Given problem:
Transcribe every line exactly and omit anything that is a picture.

Given information:
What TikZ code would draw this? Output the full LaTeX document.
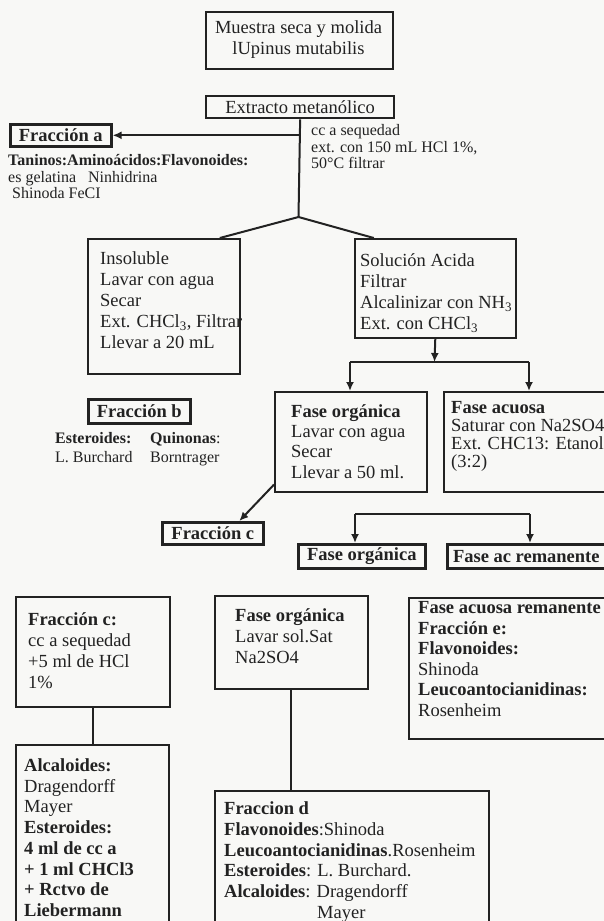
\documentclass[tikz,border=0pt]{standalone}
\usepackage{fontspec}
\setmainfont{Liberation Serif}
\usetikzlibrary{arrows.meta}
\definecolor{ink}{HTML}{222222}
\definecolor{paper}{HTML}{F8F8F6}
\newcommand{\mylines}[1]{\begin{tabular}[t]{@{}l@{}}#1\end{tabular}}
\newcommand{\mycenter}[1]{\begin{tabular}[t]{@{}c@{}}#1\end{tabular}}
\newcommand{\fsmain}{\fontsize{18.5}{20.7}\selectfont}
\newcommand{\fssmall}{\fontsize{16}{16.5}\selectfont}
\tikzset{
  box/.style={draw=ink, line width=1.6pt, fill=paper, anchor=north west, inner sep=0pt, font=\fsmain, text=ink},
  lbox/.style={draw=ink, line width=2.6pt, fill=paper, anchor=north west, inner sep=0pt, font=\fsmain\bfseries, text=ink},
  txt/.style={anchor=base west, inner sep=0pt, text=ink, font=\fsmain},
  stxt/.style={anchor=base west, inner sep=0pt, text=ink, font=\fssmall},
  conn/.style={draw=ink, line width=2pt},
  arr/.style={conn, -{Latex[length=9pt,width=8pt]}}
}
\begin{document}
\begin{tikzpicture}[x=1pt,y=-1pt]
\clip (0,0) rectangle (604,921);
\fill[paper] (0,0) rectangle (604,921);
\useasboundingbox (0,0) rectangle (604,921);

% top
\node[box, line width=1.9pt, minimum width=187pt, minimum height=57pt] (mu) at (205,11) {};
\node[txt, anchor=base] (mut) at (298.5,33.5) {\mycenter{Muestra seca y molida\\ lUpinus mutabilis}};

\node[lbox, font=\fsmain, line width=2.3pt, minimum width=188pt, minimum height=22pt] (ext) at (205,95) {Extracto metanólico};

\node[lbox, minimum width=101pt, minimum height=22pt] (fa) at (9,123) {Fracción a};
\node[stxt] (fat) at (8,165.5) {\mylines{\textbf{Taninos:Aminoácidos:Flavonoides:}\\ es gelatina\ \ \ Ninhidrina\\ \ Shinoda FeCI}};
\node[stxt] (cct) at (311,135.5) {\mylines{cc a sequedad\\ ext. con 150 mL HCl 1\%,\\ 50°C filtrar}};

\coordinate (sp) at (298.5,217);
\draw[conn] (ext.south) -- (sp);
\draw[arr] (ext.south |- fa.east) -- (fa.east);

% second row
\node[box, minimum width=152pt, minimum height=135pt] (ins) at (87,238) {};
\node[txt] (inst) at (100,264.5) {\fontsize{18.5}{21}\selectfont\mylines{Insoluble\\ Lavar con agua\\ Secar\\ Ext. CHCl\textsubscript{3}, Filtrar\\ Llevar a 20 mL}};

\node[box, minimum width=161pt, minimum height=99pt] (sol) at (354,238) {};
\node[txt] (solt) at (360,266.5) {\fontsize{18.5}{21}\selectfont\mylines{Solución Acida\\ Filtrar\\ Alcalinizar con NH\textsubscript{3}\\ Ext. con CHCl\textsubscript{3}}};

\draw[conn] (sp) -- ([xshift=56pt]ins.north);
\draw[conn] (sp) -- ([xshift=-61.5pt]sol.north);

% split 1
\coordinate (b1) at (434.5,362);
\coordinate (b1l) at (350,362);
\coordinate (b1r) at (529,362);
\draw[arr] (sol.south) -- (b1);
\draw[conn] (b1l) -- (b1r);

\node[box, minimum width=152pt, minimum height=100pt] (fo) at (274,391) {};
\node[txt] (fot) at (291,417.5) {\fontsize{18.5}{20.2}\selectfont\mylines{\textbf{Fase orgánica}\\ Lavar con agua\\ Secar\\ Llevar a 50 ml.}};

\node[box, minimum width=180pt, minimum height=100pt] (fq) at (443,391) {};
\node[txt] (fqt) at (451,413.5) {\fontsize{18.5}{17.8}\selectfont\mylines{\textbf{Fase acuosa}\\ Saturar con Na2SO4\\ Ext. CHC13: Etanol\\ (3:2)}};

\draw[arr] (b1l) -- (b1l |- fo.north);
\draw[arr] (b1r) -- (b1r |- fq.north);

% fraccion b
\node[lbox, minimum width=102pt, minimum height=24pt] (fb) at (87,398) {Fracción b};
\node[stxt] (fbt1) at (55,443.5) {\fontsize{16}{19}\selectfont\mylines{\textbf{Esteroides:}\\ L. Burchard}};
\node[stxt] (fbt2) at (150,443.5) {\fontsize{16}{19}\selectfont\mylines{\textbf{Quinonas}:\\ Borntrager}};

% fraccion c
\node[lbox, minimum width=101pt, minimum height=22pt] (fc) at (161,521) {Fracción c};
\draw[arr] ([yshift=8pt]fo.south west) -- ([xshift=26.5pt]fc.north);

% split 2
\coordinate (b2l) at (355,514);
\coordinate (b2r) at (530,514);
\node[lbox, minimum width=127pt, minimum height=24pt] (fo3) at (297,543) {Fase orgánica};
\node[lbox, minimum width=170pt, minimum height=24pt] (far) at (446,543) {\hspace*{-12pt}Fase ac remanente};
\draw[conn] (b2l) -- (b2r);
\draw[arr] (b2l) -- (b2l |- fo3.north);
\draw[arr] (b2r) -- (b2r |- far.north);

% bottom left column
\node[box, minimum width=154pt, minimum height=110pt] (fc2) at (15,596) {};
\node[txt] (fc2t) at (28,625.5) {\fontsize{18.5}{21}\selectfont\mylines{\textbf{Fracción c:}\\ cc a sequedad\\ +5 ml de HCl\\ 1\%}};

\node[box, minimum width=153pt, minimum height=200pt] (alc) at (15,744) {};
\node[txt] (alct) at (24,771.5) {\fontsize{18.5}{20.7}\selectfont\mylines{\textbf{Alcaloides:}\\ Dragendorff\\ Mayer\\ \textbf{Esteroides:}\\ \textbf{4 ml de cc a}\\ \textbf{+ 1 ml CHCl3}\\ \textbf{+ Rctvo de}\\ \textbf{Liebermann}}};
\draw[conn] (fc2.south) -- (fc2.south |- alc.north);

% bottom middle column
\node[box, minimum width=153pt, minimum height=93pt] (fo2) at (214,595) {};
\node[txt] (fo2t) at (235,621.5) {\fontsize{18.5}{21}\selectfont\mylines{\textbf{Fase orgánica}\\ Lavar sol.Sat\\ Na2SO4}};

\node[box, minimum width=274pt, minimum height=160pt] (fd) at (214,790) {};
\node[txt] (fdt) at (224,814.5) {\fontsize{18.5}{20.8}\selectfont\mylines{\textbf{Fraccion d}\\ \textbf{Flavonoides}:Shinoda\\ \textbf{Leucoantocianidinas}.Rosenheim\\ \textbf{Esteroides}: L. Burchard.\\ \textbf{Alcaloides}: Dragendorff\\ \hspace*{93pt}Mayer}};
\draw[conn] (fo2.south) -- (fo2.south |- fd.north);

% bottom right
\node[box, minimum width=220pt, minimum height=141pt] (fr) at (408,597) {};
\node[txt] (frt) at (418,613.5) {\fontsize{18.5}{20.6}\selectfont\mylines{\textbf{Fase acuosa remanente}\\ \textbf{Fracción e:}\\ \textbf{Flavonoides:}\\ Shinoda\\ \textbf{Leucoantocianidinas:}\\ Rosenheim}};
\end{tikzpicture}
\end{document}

Written answer:
What TikZ code would draw this? Output the full LaTeX document.
\documentclass[tikz,border=0pt]{standalone}
\usepackage{fontspec}
\setmainfont{Liberation Serif}
\usetikzlibrary{arrows.meta}
\definecolor{ink}{HTML}{222222}
\definecolor{paper}{HTML}{F8F8F6}
\newcommand{\mylines}[1]{\begin{tabular}[t]{@{}l@{}}#1\end{tabular}}
\newcommand{\mycenter}[1]{\begin{tabular}[t]{@{}c@{}}#1\end{tabular}}
\newcommand{\fsmain}{\fontsize{18.5}{20.7}\selectfont}
\newcommand{\fssmall}{\fontsize{16}{16.5}\selectfont}
\tikzset{
  box/.style={draw=ink, line width=1.6pt, fill=paper, anchor=north west, inner sep=0pt, font=\fsmain, text=ink},
  lbox/.style={draw=ink, line width=2.6pt, fill=paper, anchor=north west, inner sep=0pt, font=\fsmain\bfseries, text=ink},
  txt/.style={anchor=base west, inner sep=0pt, text=ink, font=\fsmain},
  stxt/.style={anchor=base west, inner sep=0pt, text=ink, font=\fssmall},
  conn/.style={draw=ink, line width=2pt},
  arr/.style={conn, -{Latex[length=9pt,width=8pt]}}
}
\begin{document}
\begin{tikzpicture}[x=1pt,y=-1pt]
\clip (0,0) rectangle (604,921);
\fill[paper] (0,0) rectangle (604,921);
\useasboundingbox (0,0) rectangle (604,921);

% top
\node[box, line width=1.9pt, minimum width=187pt, minimum height=57pt] (mu) at (205,11) {};
\node[txt, anchor=base] (mut) at (298.5,33.5) {\mycenter{Muestra seca y molida\\ lUpinus mutabilis}};

\node[lbox, font=\fsmain, line width=2.3pt, minimum width=188pt, minimum height=22pt] (ext) at (205,95) {Extracto metanólico};

\node[lbox, minimum width=101pt, minimum height=22pt] (fa) at (9,123) {Fracción a};
\node[stxt] (fat) at (8,165.5) {\mylines{\textbf{Taninos:Aminoácidos:Flavonoides:}\\ es gelatina\ \ \ Ninhidrina\\ \ Shinoda FeCI}};
\node[stxt] (cct) at (311,135.5) {\mylines{cc a sequedad\\ ext. con 150 mL HCl 1\%,\\ 50°C filtrar}};

\coordinate (sp) at (298.5,217);
\draw[conn] (ext.south) -- (sp);
\draw[arr] (ext.south |- fa.east) -- (fa.east);

% second row
\node[box, minimum width=152pt, minimum height=135pt] (ins) at (87,238) {};
\node[txt] (inst) at (100,264.5) {\fontsize{18.5}{21}\selectfont\mylines{Insoluble\\ Lavar con agua\\ Secar\\ Ext. CHCl\textsubscript{3}, Filtrar\\ Llevar a 20 mL}};

\node[box, minimum width=161pt, minimum height=99pt] (sol) at (354,238) {};
\node[txt] (solt) at (360,266.5) {\fontsize{18.5}{21}\selectfont\mylines{Solución Acida\\ Filtrar\\ Alcalinizar con NH\textsubscript{3}\\ Ext. con CHCl\textsubscript{3}}};

\draw[conn] (sp) -- ([xshift=56pt]ins.north);
\draw[conn] (sp) -- ([xshift=-61.5pt]sol.north);

% split 1
\coordinate (b1) at (434.5,362);
\coordinate (b1l) at (350,362);
\coordinate (b1r) at (529,362);
\draw[arr] (sol.south) -- (b1);
\draw[conn] (b1l) -- (b1r);

\node[box, minimum width=152pt, minimum height=100pt] (fo) at (274,391) {};
\node[txt] (fot) at (291,417.5) {\fontsize{18.5}{20.2}\selectfont\mylines{\textbf{Fase orgánica}\\ Lavar con agua\\ Secar\\ Llevar a 50 ml.}};

\node[box, minimum width=180pt, minimum height=100pt] (fq) at (443,391) {};
\node[txt] (fqt) at (451,413.5) {\fontsize{18.5}{17.8}\selectfont\mylines{\textbf{Fase acuosa}\\ Saturar con Na2SO4\\ Ext. CHC13: Etanol\\ (3:2)}};

\draw[arr] (b1l) -- (b1l |- fo.north);
\draw[arr] (b1r) -- (b1r |- fq.north);

% fraccion b
\node[lbox, minimum width=102pt, minimum height=24pt] (fb) at (87,398) {Fracción b};
\node[stxt] (fbt1) at (55,443.5) {\fontsize{16}{19}\selectfont\mylines{\textbf{Esteroides:}\\ L. Burchard}};
\node[stxt] (fbt2) at (150,443.5) {\fontsize{16}{19}\selectfont\mylines{\textbf{Quinonas}:\\ Borntrager}};

% fraccion c
\node[lbox, minimum width=101pt, minimum height=22pt] (fc) at (161,521) {Fracción c};
\draw[arr] ([yshift=8pt]fo.south west) -- ([xshift=26.5pt]fc.north);

% split 2
\coordinate (b2l) at (355,514);
\coordinate (b2r) at (530,514);
\node[lbox, minimum width=127pt, minimum height=24pt] (fo3) at (297,543) {Fase orgánica};
\node[lbox, minimum width=170pt, minimum height=24pt] (far) at (446,543) {\hspace*{-12pt}Fase ac remanente};
\draw[conn] (b2l) -- (b2r);
\draw[arr] (b2l) -- (b2l |- fo3.north);
\draw[arr] (b2r) -- (b2r |- far.north);

% bottom left column
\node[box, minimum width=154pt, minimum height=110pt] (fc2) at (15,596) {};
\node[txt] (fc2t) at (28,625.5) {\fontsize{18.5}{21}\selectfont\mylines{\textbf{Fracción c:}\\ cc a sequedad\\ +5 ml de HCl\\ 1\%}};

\node[box, minimum width=153pt, minimum height=200pt] (alc) at (15,744) {};
\node[txt] (alct) at (24,771.5) {\fontsize{18.5}{20.7}\selectfont\mylines{\textbf{Alcaloides:}\\ Dragendorff\\ Mayer\\ \textbf{Esteroides:}\\ \textbf{4 ml de cc a}\\ \textbf{+ 1 ml CHCl3}\\ \textbf{+ Rctvo de}\\ \textbf{Liebermann}}};
\draw[conn] (fc2.south) -- (fc2.south |- alc.north);

% bottom middle column
\node[box, minimum width=153pt, minimum height=93pt] (fo2) at (214,595) {};
\node[txt] (fo2t) at (235,621.5) {\fontsize{18.5}{21}\selectfont\mylines{\textbf{Fase orgánica}\\ Lavar sol.Sat\\ Na2SO4}};

\node[box, minimum width=274pt, minimum height=160pt] (fd) at (214,790) {};
\node[txt] (fdt) at (224,814.5) {\fontsize{18.5}{20.8}\selectfont\mylines{\textbf{Fraccion d}\\ \textbf{Flavonoides}:Shinoda\\ \textbf{Leucoantocianidinas}.Rosenheim\\ \textbf{Esteroides}: L. Burchard.\\ \textbf{Alcaloides}: Dragendorff\\ \hspace*{93pt}Mayer}};
\draw[conn] (fo2.south) -- (fo2.south |- fd.north);

% bottom right
\node[box, minimum width=220pt, minimum height=141pt] (fr) at (408,597) {};
\node[txt] (frt) at (418,613.5) {\fontsize{18.5}{20.6}\selectfont\mylines{\textbf{Fase acuosa remanente}\\ \textbf{Fracción e:}\\ \textbf{Flavonoides:}\\ Shinoda\\ \textbf{Leucoantocianidinas:}\\ Rosenheim}};
\end{tikzpicture}
\end{document}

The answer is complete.